◆ **Work to be completed**
With pictures left out, extract every line between the start of the records below and the line holding "from matplotlib.ticker import", inclusive.

-- START Supplied records --

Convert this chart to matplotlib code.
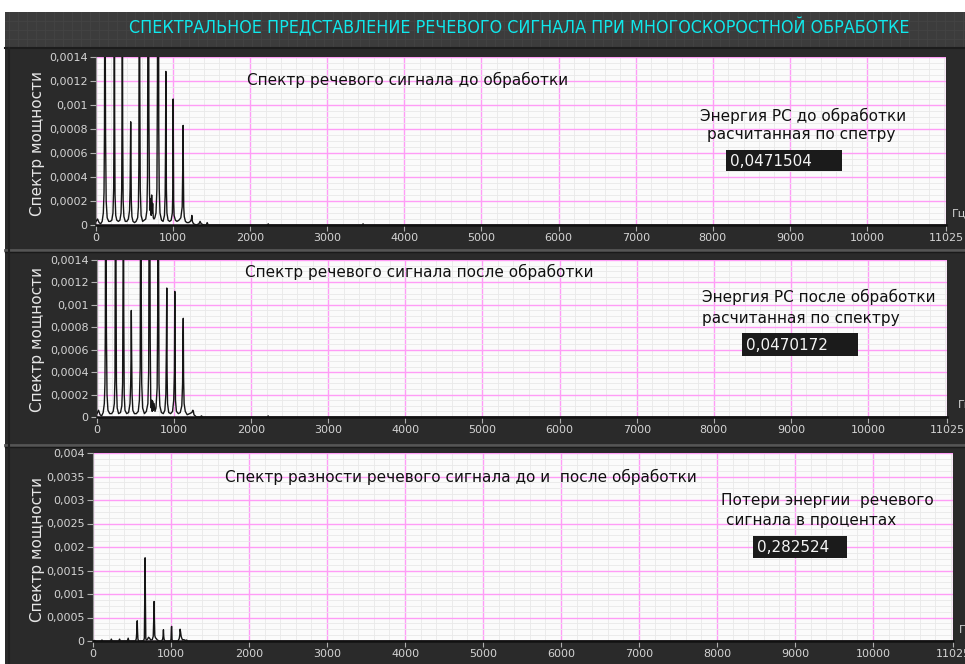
import matplotlib
matplotlib.use("Agg")
import matplotlib.pyplot as plt
from matplotlib.patches import Rectangle
from matplotlib.lines import Line2D
from matplotlib.ticker import MultipleLocator, FixedLocator, FuncFormatter

# ---------------- data ----------------
title_text = "СПЕКТРАЛЬНОЕ ПРЕДСТАВЛЕНИЕ РЕЧЕВОГО СИГНАЛА ПРИ МНОГОСКОРОСТНОЙ ОБРАБОТКЕ"
y_axis_label = "Спектр мощности"
x_unit = "Гц"
x_ticks = [0, 1000, 2000, 3000, 4000, 5000, 6000, 7000, 8000, 9000, 10000, 11025]
x_max = 11025

# power spectrum before processing (Hz, power)
freq_before = [0, 20, 40, 60, 80, 95, 104, 110, 114, 117, 120, 124, 132, 145, 165, 185,
               205, 220, 229, 234, 238, 242, 247, 256, 270, 290, 310, 325, 333, 338, 342,
               346, 352, 362, 380, 400, 420, 435, 442, 447, 450, 453, 458, 466, 480, 500,
               520, 540, 550, 556, 560, 564, 568, 574, 585, 605, 625, 645, 660, 668, 673,
               677, 681, 686, 694, 703, 710, 716, 722, 728, 735, 743, 752, 763, 778, 790,
               797, 801, 806, 810, 814, 820, 830, 850, 870, 888, 897, 902, 906, 909, 913,
               920, 935, 955, 975, 990, 997, 1001, 1004, 1007, 1013, 1030, 1050, 1075,
               1100, 1118, 1126, 1130, 1134, 1138, 1145, 1160, 1180, 1200, 1225, 1238,
               1243, 1250, 1265, 1300, 1335, 1350, 1365, 1400, 1430, 1442, 1455, 1520,
               2200, 2225, 2234, 2243, 2300, 3440, 3458, 3464, 3470, 3500, 11025]
power_before = [0.00003, 0.00005, 0.00002, 0.00001, 0.00003, 0.00010, 0.00027, 0.00080,
                0.0022, 0.0030, 0.0016, 0.00075, 0.00020, 0.00006, 0.00003, 0.00003,
                0.00004, 0.00010, 0.00030, 0.0009, 0.0030, 0.0009, 0.00025, 0.00008,
                0.00004, 0.00003, 0.00004, 0.00010, 0.00030, 0.00096, 0.0026, 0.0008,
                0.00020, 0.00007, 0.00003, 0.00003, 0.00005, 0.00012, 0.00030, 0.00060,
                0.00086, 0.00057, 0.00020, 0.00007, 0.00003, 0.00002, 0.00003, 0.00006,
                0.00015, 0.00050, 0.0020, 0.0032, 0.0012, 0.00030, 0.00008, 0.00003,
                0.00004, 0.00005, 0.00012, 0.00040, 0.0018, 0.0035, 0.0028, 0.0009,
                0.00026, 0.00012, 0.00022, 0.00008, 0.00025, 0.00010, 0.00018, 0.00006,
                0.00005, 0.00006, 0.00010, 0.00030, 0.0012, 0.0030, 0.0034, 0.0028,
                0.0008, 0.00030, 0.00010, 0.00004, 0.00003, 0.00008, 0.00025, 0.00066,
                0.00128, 0.0009, 0.00030, 0.00010, 0.00004, 0.00003, 0.00004, 0.00010,
                0.00030, 0.00105, 0.00055, 0.00020, 0.00008, 0.00004, 0.00003, 0.00004,
                0.00006, 0.00015, 0.00052, 0.00083, 0.00040, 0.00015, 0.00007, 0.00003,
                0.00002, 0.00002, 0.00003, 0.00005, 0.00008, 0.00003, 0.00001, 0.0,
                0.00001, 0.00003, 0.00001, 0.0, 0.0, 0.00002, 0.0, 0.0,
                0.0, 0.0, 0.00001, 0.0, 0.0, 0.0, 0.0, 0.00001, 0.0, 0.0, 0.0]

# power spectrum after processing (Hz, power)
freq_after = [0, 20, 40, 60, 80, 95, 103, 108, 112, 115, 118, 122, 130, 142, 165, 190,
              210, 225, 233, 238, 243, 247, 252, 262, 280, 305, 322, 332, 338, 343, 347,
              353, 363, 385, 410, 428, 437, 441, 445, 449, 455, 465, 485, 510, 535, 550,
              560, 565, 570, 574, 580, 592, 615, 640, 660, 670, 676, 680, 684, 690, 697,
              703, 710, 716, 722, 730, 740, 752, 765, 780, 787, 791, 795, 799, 804, 815,
              835, 860, 880, 893, 900, 905, 909, 915, 930, 955, 980, 995, 1004, 1009,
              1013, 1018, 1030, 1055, 1080, 1100, 1110, 1115, 1119, 1123, 1130, 1145,
              1170, 1200, 1230, 1243, 1250, 1258, 1290, 1340, 1355, 1370, 1450, 2210,
              2220, 2230, 2300, 11025]
power_after = [0.00003, 0.00006, 0.00002, 0.00001, 0.00004, 0.00012, 0.00030, 0.0008,
               0.0025, 0.0032, 0.0015, 0.00077, 0.00020, 0.00006, 0.00003, 0.00003,
               0.00005, 0.00012, 0.00035, 0.0018, 0.0034, 0.00125, 0.00030, 0.00008,
               0.00003, 0.00004, 0.00010, 0.00030, 0.0013, 0.0026, 0.00093, 0.00020,
               0.00006, 0.00003, 0.00004, 0.00012, 0.00030, 0.00051, 0.00095, 0.00059,
               0.00020, 0.00006, 0.00003, 0.00003, 0.00005, 0.00015, 0.00044, 0.0021,
               0.0033, 0.0011, 0.00030, 0.00008, 0.00003, 0.00005, 0.00012, 0.00040,
               0.0020, 0.0036, 0.0024, 0.0007, 0.00015, 0.00008, 0.00015, 0.00005,
               0.00014, 0.00006, 0.00012, 0.00005, 0.00008, 0.00026, 0.0009, 0.0030,
               0.0034, 0.00127, 0.00030, 0.00010, 0.00004, 0.00003, 0.00006, 0.00020,
               0.00063, 0.00115, 0.00040, 0.00012, 0.00004, 0.00003, 0.00005, 0.00015,
               0.00040, 0.00112, 0.00057, 0.00015, 0.00005, 0.00003, 0.00004, 0.00010,
               0.00030, 0.00069, 0.00088, 0.00035, 0.00012, 0.00005, 0.00002, 0.00003,
               0.00004, 0.00006, 0.00005, 0.00002, 0.0, 0.0, 0.00001, 0.0, 0.0, 0.0,
               0.00001, 0.0, 0.0, 0.0]

# power spectrum of the difference signal (Hz, power)
freq_diff = [0, 20, 40, 100, 115, 125, 225, 235, 245, 330, 341, 350, 440, 451, 460, 545,
             555, 562, 567, 571, 576, 585, 620, 650, 658, 663, 668, 672, 677, 685, 700,
             712, 725, 740, 760, 772, 778, 783, 787, 792, 800, 812, 825, 850, 880, 893,
             898, 903, 907, 912, 925, 990, 1000, 1005, 1009, 1013, 1020, 1090, 1105,
             1112, 1117, 1122, 1130, 1140, 1150, 1165, 1180, 1200, 1215, 11025]
power_diff = [0.0, 0.00001, 0.0, 0.0, 0.00002, 0.0, 0.0, 0.00004, 0.0, 0.0, 0.00004, 0.0,
              0.0, 0.00006, 0.0, 0.0, 0.00005, 0.00021, 0.00043, 0.00021, 0.00004, 0.0,
              0.0, 0.00001, 0.00006, 0.00087, 0.00177, 0.00087, 0.00005, 0.00002,
              0.00004, 0.00008, 0.00006, 0.00002, 0.00003, 0.00010, 0.00043, 0.00084,
              0.00045, 0.00012, 0.00007, 0.00005, 0.00002, 0.0, 0.0, 0.00004, 0.00010,
              0.00024, 0.00010, 0.00003, 0.0, 0.0, 0.00003, 0.00030, 0.00031, 0.00003,
              0.0, 0.0, 0.00005, 0.00012, 0.00025, 0.00020, 0.00010, 0.00005, 0.00002,
              0.00003, 0.00001, 0.00002, 0.0, 0.0]

panel_titles = ["Спектр речевого сигнала до обработки",
                "Спектр речевого сигнала после обработки",
                "Спектр разности речевого сигнала до и  после обработки"]
info_lines = [["Энергия РС до обработки", "расчитанная по спетру"],
              ["Энергия РС после обработки", "расчитанная по спектру"],
              ["Потери энергии  речевого", "сигнала в процентах"]]
info_values = ["0,0471504", "0,0470172", "0,282524"]
y_max = [0.0014, 0.0014, 0.004]
y_step = [0.0002, 0.0002, 0.0005]

# ---------------- layout helpers (pixel -> figure fraction) ----------------
W, H = 965, 664
fig = plt.figure(figsize=(W / 100, H / 100), dpi=100, facecolor="white")


def fx(x):
    return x / W


def fy(y):
    return 1 - y / H


def px_rect(x0, y0, x1, y1, **kw):
    fig.patches.append(Rectangle((fx(x0), fy(y1)), (x1 - x0) / W, (y1 - y0) / H,
                                 transform=fig.transFigure, **kw))


def px_line(x0, y0, x1, y1, **kw):
    fig.lines.append(Line2D([fx(x0), fx(x1)], [fy(y0), fy(y1)],
                            transform=fig.transFigure, **kw))


# dark front panel
px_rect(5, 12, W, H, facecolor="#2a2a2a", edgecolor="none", zorder=-3)
# title bar with its faint grid
px_rect(5, 12, W, 48, facecolor="#3c3c3c", edgecolor="none", zorder=-3)
for gx in range(9, W, 9):
    px_line(gx, 12, gx, 48, color="#444444", lw=0.6, zorder=-2)
for gy in (21, 30, 39):
    px_line(5, gy, W, gy, color="#444444", lw=0.6, zorder=-2)
px_line(5, 48, W, 48, color="#1c1c1c", lw=1.5, zorder=-1)
# separators between the three graph panels
for sy in (250, 445):
    px_line(5, sy, W, sy, color="#555555", lw=2.0, zorder=-1)
    px_line(5, sy + 2, W, sy + 2, color="#1a1a1a", lw=1.0, zorder=-1)
px_line(9, 48, 9, H, color="#222222", lw=1.5, zorder=-1)

# title, fitted to the width of the bar text
title = fig.text(fx(519), fy(27.5), title_text, color="#10e8ec", fontsize=13.5,
                 family="DejaVu Sans", fontstretch="condensed", ha="center", va="center")
renderer = fig.canvas.get_renderer()
tw = title.get_window_extent(renderer).width
title.set_fontsize(13.5 * min(1.0, 778.0 / tw))

# plot areas in pixels: left, top, right, bottom
boxes = [(96, 57, 946, 225), (97, 260, 947, 417), (93, 453, 953, 641)]
series = [(freq_before, power_before), (freq_after, power_after), (freq_diff, power_diff)]
ylabel_y = [143, 340, 550]
title_pos = [(247, 80), (245, 272), (225, 477)]
info_pos = [[(700, 116), (707, 134)], [(702, 297), (702, 318)], [(721, 500), (726, 521)]]
value_box = [(726, 150, 842, 171), (742, 333, 858, 356), (753, 536, 847, 558)]
unit_pos = [(952, 214), (958, 405), (959, 630)]


def comma_fmt(v, _pos):
    if abs(v) < 1e-12:
        return "0"
    return ("%.4f" % v).rstrip("0").replace(".", ",")


for i, (l, t, r, b) in enumerate(boxes):
    ax = fig.add_axes([fx(l), fy(b), (r - l) / W, (b - t) / H])
    ax.set_zorder(2)
    ax.set_facecolor("#fbfbfb")
    f, p = series[i]
    ax.plot(f, p, color="#151515", lw=1.0, zorder=3)
    ax.set_xlim(0, x_max)
    ax.set_ylim(0, y_max[i])

    ax.xaxis.set_major_locator(FixedLocator(x_ticks))
    ax.xaxis.set_minor_locator(MultipleLocator(200))
    ax.yaxis.set_major_locator(MultipleLocator(y_step[i]))
    ax.yaxis.set_minor_locator(MultipleLocator(y_step[i] / 4))
    ax.yaxis.set_major_formatter(FuncFormatter(comma_fmt))

    ax.grid(which="minor", color="#e9e9e9", lw=0.6, zorder=0)
    ax.grid(which="major", color="#ff9cf6", lw=1.0, zorder=1)
    ax.set_axisbelow(True)

    for side in ("top", "right"):
        ax.spines[side].set_visible(False)
    ax.spines["bottom"].set_color("#111111")
    ax.spines["bottom"].set_linewidth(1.8)
    ax.spines["left"].set_color("#9a9a9a")
    ax.spines["left"].set_linewidth(0.8)

    ax.tick_params(which="major", direction="out", length=4, width=0.8,
                   color="#b0b0b0", labelcolor="#d4d4d4", labelsize=8, pad=2)
    ax.tick_params(which="minor", length=0)

    fig.text(fx(38), fy(ylabel_y[i]), y_axis_label, rotation=90, color="#e6e6e6",
             fontsize=11, ha="center", va="center")
    fig.text(fx(unit_pos[i][0]), fy(unit_pos[i][1]), x_unit, color="#d4d4d4",
             fontsize=8, ha="left", va="center")

    tx, ty = title_pos[i]
    fig.text(fx(tx), fy(ty), panel_titles[i], color="#101010", fontsize=11,
             ha="left", va="center", zorder=5)
    for (ix, iy), line in zip(info_pos[i], info_lines[i]):
        fig.text(fx(ix), fy(iy), line, color="#101010", fontsize=11,
                 ha="left", va="center", zorder=5)
    bx0, by0, bx1, by1 = value_box[i]
    px_rect(bx0, by0, bx1, by1, facecolor="#1b1b1b", edgecolor="none", zorder=6)
    fig.text(fx(bx0 + 4), fy((by0 + by1) / 2 + 0.5), info_values[i], color="#f4f4f4",
             fontsize=11, ha="left", va="center", zorder=7)

fig.savefig("out.png", dpi=100, facecolor="white")
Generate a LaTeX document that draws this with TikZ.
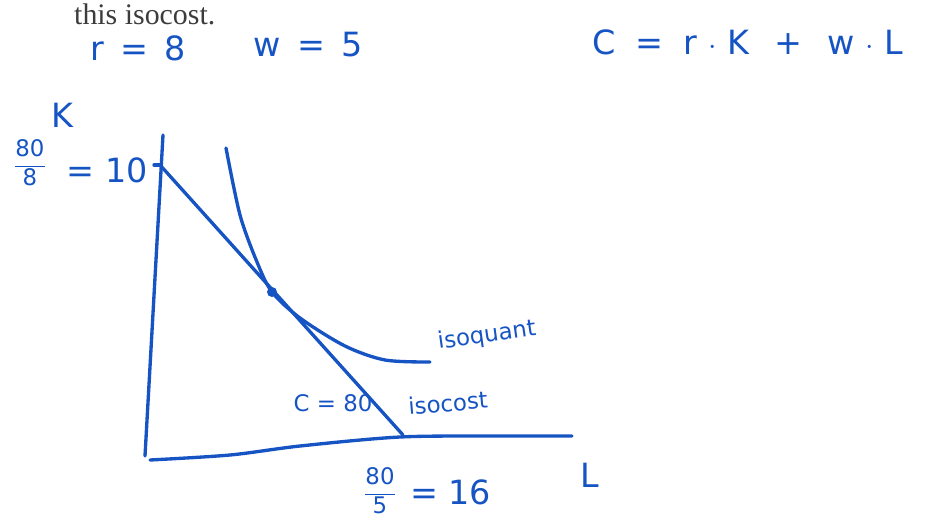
\documentclass[tikz,border=0pt]{standalone}
\usepackage{fontspec}
\setmainfont{Liberation Serif}
\newfontfamily\handfont{DejaVu Sans}
\usepackage{xcolor}
\usetikzlibrary{positioning,calc}
\definecolor{ink}{RGB}{22,84,196}
\definecolor{print}{RGB}{60,60,60}

\begin{document}
\begin{tikzpicture}[
  x=0.02cm, y=-0.02cm,
  pen/.style={draw=ink, line width=1.9pt, line cap=round, line join=round},
  hand/.style={text=ink, font=\handfont\fontsize{19}{22}\selectfont, inner sep=1pt},
  small/.style={text=ink, font=\handfont\fontsize{13}{15}\selectfont, inner sep=1pt}
]
  \useasboundingbox (0,0) rectangle (932,527);
  % printed line of the page
  \node[text=print, font=\fontsize{17}{20}\selectfont, anchor=west] (head) at (68,14) {this isocost.};
  % prices and cost equation
  \node[hand] (rprice) at (138,48) {r \,=\, 8};
  \node[hand] (wprice) at (308,45) {w \,=\, 5};
  \node[hand] (costeq) at (748,42) {C \;=\; r $\cdot$ K \;\,+\;\, w $\cdot$ L};
  % axes
  \coordinate (ytop) at (163,135);
  \coordinate (origin) at (145,456);
  \coordinate (xend) at (572,436);
  \draw[pen] (ytop) -- (origin);
  \draw[pen] plot[smooth] coordinates {(150,460) (230,455) (300,446) (400,437) (500,436) (xend)};
  \node[hand] (klab) at (62,115) {K};
  \node[hand] (llab) at (590,475) {L};
  % intercepts
  \coordinate (kint) at (160,165);
  \coordinate (lint) at (403,435);
  \draw[pen] ($(kint)+(-6,0)$) -- (kint);
  \node[small] (kfrac) at (30,163) {$\displaystyle\frac{\hbox{80}}{\hbox{8}}$};
  \node[hand, anchor=east] (kval) at (150,170) {= 10};
  \node[small] (lfrac) at (380,491) {$\displaystyle\frac{\hbox{80}}{\hbox{5}}$};
  \node[hand, anchor=west] (lval) at (408,492) {= 16};
  % isocost and isoquant
  \draw[pen] (kint) -- (lint);
  \coordinate (tang) at (272,292);
  \draw[pen] plot[smooth] coordinates {(226,148) (240,215) (257,262) (tang) (300,318) (345,346) (385,360) (430,362)};
  \fill[ink] (tang) circle (5);
  \node[small, rotate=8, anchor=west] (quantlab) at (436,343) {isoquant};
  \node[small, rotate=5] (costlab) at (448,403) {isocost};
  \node[small] (cval) at (333,403) {C = 80};
\end{tikzpicture}
\end{document}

-- END Supplied records --

◆ **Response to the exercise**
Convert this chart to matplotlib code.
import matplotlib
matplotlib.use("Agg")
import matplotlib.pyplot as plt
from matplotlib.patches import Rectangle
from matplotlib.lines import Line2D
from matplotlib.ticker import MultipleLocator, FixedLocator, FuncFormatter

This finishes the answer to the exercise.